Corporate Governance Principles and Practice
The corporate governance is defined by the Company as combination of processes that ensure the management and control of its activities including the relationship between the shareholders, Board of Directors and executive bodies in favor of all participants of corporate relations including shareholders and management bodies, as well as potential investors, consumers of services, employees of Rosseti Kuban, counterparties, creditors, partners, state and local communities.
Rosseti Kuban considers the corporate governance as a mean of improving its performance, strengthening reputation and reducing costs of capital raising by the Company.
In order to improve and organize corporate governance, ensure greater transparency of management and confirmation of the continued readiness to comply with the standards of proper corporate governance, since 2006, the Company has Company’s Corporate Governance Code
Rosseti Kuban is also committed to the principles and recommendations of the Corporate Governance Code recommended for use by the Bank of Russia. The report on its meeting by the Company in 2020 is available in Annex 1. The Board of Directors certifies that all report data contain full and reliable information on the Company’s compliance with the principles and recommendations of the Corporate Governance Code of the Bank of Russia.
In order to ensure an appropriate level of corporate governance and to improve it, the Company has also introduced the following
- on the General Meeting of Shareholders;
- on the Board of Directors;
- on the Management Board;
- on the Audit Commission;
- on the Committees of the Board of Directors;
- on Insider Information;
- on Information Policy;
- on the Corporate Secretary of the Company;
- on the Dividend Policy, etc.
In the reporting year, the Company’s internal audit conducted an assessment of corporate governance at the end of the 2019/2020 corporate year concerning its compliance with the laws of the Russian Federation, principles and recommendations of the Corporate Governance Code of the Bank of Russia, Listing Regulations of the Moscow Exchange and the best corporate practices. The assessment was carried out in accordance with the Company’s method, which corresponds to the standard method of assessing the corporate governance of Rosseti’s S&A.
As a result of the assessment, the internal audit recognized the Company’s corporate governance as relevant to the developed practice, it also noted that the potential for improvement of the assessment on a number of issues depends on the position of the main shareholder and other external factors that cannot be influenced by the Company.
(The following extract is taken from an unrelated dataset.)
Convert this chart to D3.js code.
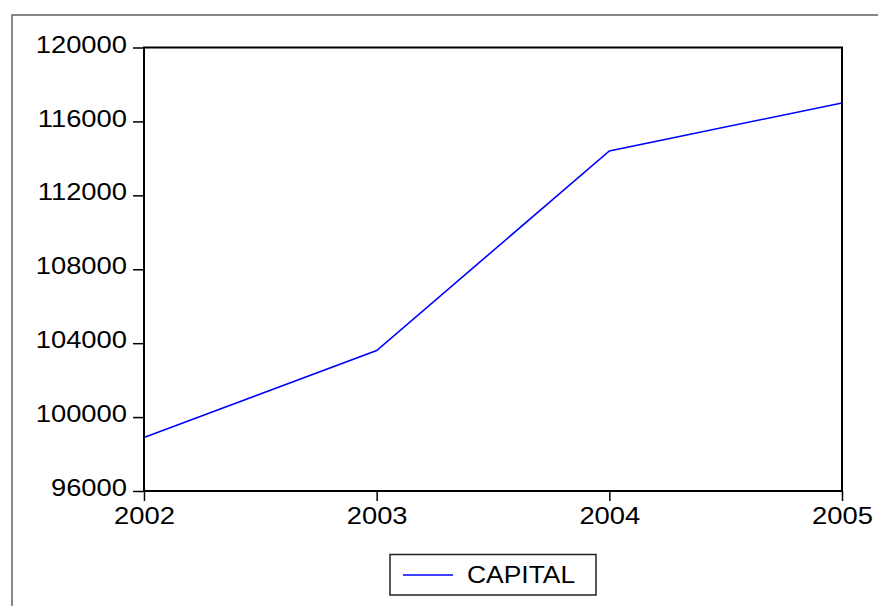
<!DOCTYPE html>
<html>
<head>
<meta charset="utf-8">
<script src="https://cdn.jsdelivr.net/npm/d3@7"></script>
<style>
  body { margin: 0; background: #fff; }
  svg { display: block; }
</style>
</head>
<body>
<div id="chart"></div>
<script>
  // values
  const years = [2002, 2003, 2004, 2005];
  const capital = [98900, 103600, 114400, 117000];
  const yTicks = [96000, 100000, 104000, 108000, 112000, 116000, 120000];
  const seriesName = "CAPITAL";

  const width = 878, height = 606;
  const plot = { left: 144, right: 842, top: 47.5, bottom: 491 };
  const stretch = 1.19; // labels in the reference are drawn wide
  const font = "'Liberation Sans', Arial, sans-serif";

  const svg = d3.select("#chart").append("svg")
    .attr("width", width)
    .attr("height", height);

  // outer frame (runs off the right and bottom edge)
  svg.append("rect")
    .attr("x", 12).attr("y", 15)
    .attr("width", 1000).attr("height", 1000)
    .attr("fill", "none")
    .attr("stroke", "#555")
    .attr("stroke-width", 1.4);

  const x = d3.scaleLinear().domain([2002, 2005]).range([plot.left, plot.right]);
  const y = d3.scaleLinear().domain([96000, 120000]).range([plot.bottom, plot.top]);

  // y axis
  const yAxis = svg.append("g")
    .attr("transform", `translate(${plot.left},0)`)
    .call(d3.axisLeft(y).tickValues(yTicks).tickFormat(d3.format("d")).tickSize(11).tickPadding(6));
  yAxis.select(".domain").remove();
  yAxis.selectAll("line").attr("stroke", "#000").attr("stroke-width", 1.5);
  yAxis.selectAll("text")
    .attr("x", -17 / stretch)
    .attr("dy", "0.2em")
    .attr("transform", `scale(${stretch},1)`)
    .style("font-family", font)
    .style("font-size", "23px")
    .attr("fill", "#000");

  // x axis
  const xAxis = svg.append("g")
    .attr("transform", `translate(0,${plot.bottom})`)
    .call(d3.axisBottom(x).tickValues(years).tickFormat(d3.format("d")).tickSize(10).tickPadding(7));
  xAxis.select(".domain").remove();
  xAxis.selectAll("line").attr("stroke", "#000").attr("stroke-width", 1.5);
  xAxis.selectAll("text")
    .attr("transform", `scale(${stretch},1)`)
    .style("font-family", font)
    .style("font-size", "23px")
    .attr("fill", "#000");

  // data line
  const line = d3.line()
    .x((d, i) => x(years[i]))
    .y(d => y(d));

  svg.append("path")
    .datum(capital)
    .attr("fill", "none")
    .attr("stroke", "#0000ff")
    .attr("stroke-width", 1.6)
    .attr("d", line);

  // plot frame
  svg.append("rect")
    .attr("x", plot.left).attr("y", plot.top)
    .attr("width", plot.right - plot.left)
    .attr("height", plot.bottom - plot.top)
    .attr("fill", "none")
    .attr("stroke", "#000")
    .attr("stroke-width", 2);

  // legend
  const legendStretch = 1.15;
  const legend = svg.append("g");
  legend.append("rect")
    .attr("x", 390).attr("y", 554.5)
    .attr("width", 206).attr("height", 40.5)
    .attr("fill", "#fff")
    .attr("stroke", "#222")
    .attr("stroke-width", 1.5);
  legend.append("line")
    .attr("x1", 403).attr("x2", 453)
    .attr("y1", 575).attr("y2", 575)
    .attr("stroke", "#0000ff")
    .attr("stroke-width", 1.4);
  legend.append("text")
    .attr("x", 467 / legendStretch).attr("y", 583.5)
    .attr("transform", `scale(${legendStretch},1)`)
    .style("font-family", font)
    .style("font-size", "23px")
    .attr("fill", "#000")
    .text(seriesName);
</script>
</body>
</html>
|Component||Maximum points||2019/2020 corporate year||Reference: compliance with the established criteria in 2018/2019 corporate year (%)|
|Points of the Company||Compliance with the established criteria (%)|
|Board of Directors||154||114.5||74||63|
|Transparency and disclosure of information||130||106||82||82|
|Risk management, internal control, and internal audit||63||61||97||95|
|Corporate social responsibility, business ethics, and compliance||31||31||100||87|
In the reporting year, the Company’s Articles of Associations were amended as follows:
- increase in the authorized capital following the placement of additional shares in 2019;
- changes in the Company’s brand name as part of the Company’s joining to the single brand style standard of Rosseti and Rosseti Group of Companies.
The Company’s General Meeting of Shareholders approved the revised Regulation on the Board of Directors of Rosseti Kuban by the resolution dated May 29, 2020 (Minutes No.43 dated May 29, 2020). In particular, the changes are related to:
- reduction of a period for documents and information submission to a member of the Board of Directors as per his request from five to two working days,
- reduction of a period for submission of a notification on the meeting holding to the members of the Board of Directors from 11 working days to five calendar days; it allows to convene and hold the meetings of the Board of Directors on appearing issues more rapidly.
In 2020, the Board of Directors approved a method for assessment of the operation of the Board of Directors and its committees, according to which the assessment is carried out:
- every year in the form of self-assessment;
- every three years (if necessary) by an independent external organization, which is engaged on a competitive basis.
The assessment covers:
- general performance of the Board of Directors;
- performance of each committee of the Board of Directors;
- performance of the Chair of the Board of Directors;
- work to support the activities of the Board of Directors and its committees.
In the reporting year, the performance of the Board of Directors’ members within operation of this management body was equal to 95.2%:
- from January 1 to June 29, 2020–100%;
- from June 29 to the end of the year – 91.6%.
The Company plans to introduce amendments of the Articles of Associations and internal documents of Rosseti Kuban oriented to enhancing the corporate governance in accordance with the recommendations of the Corporate Governance Code of the Bank of Russia.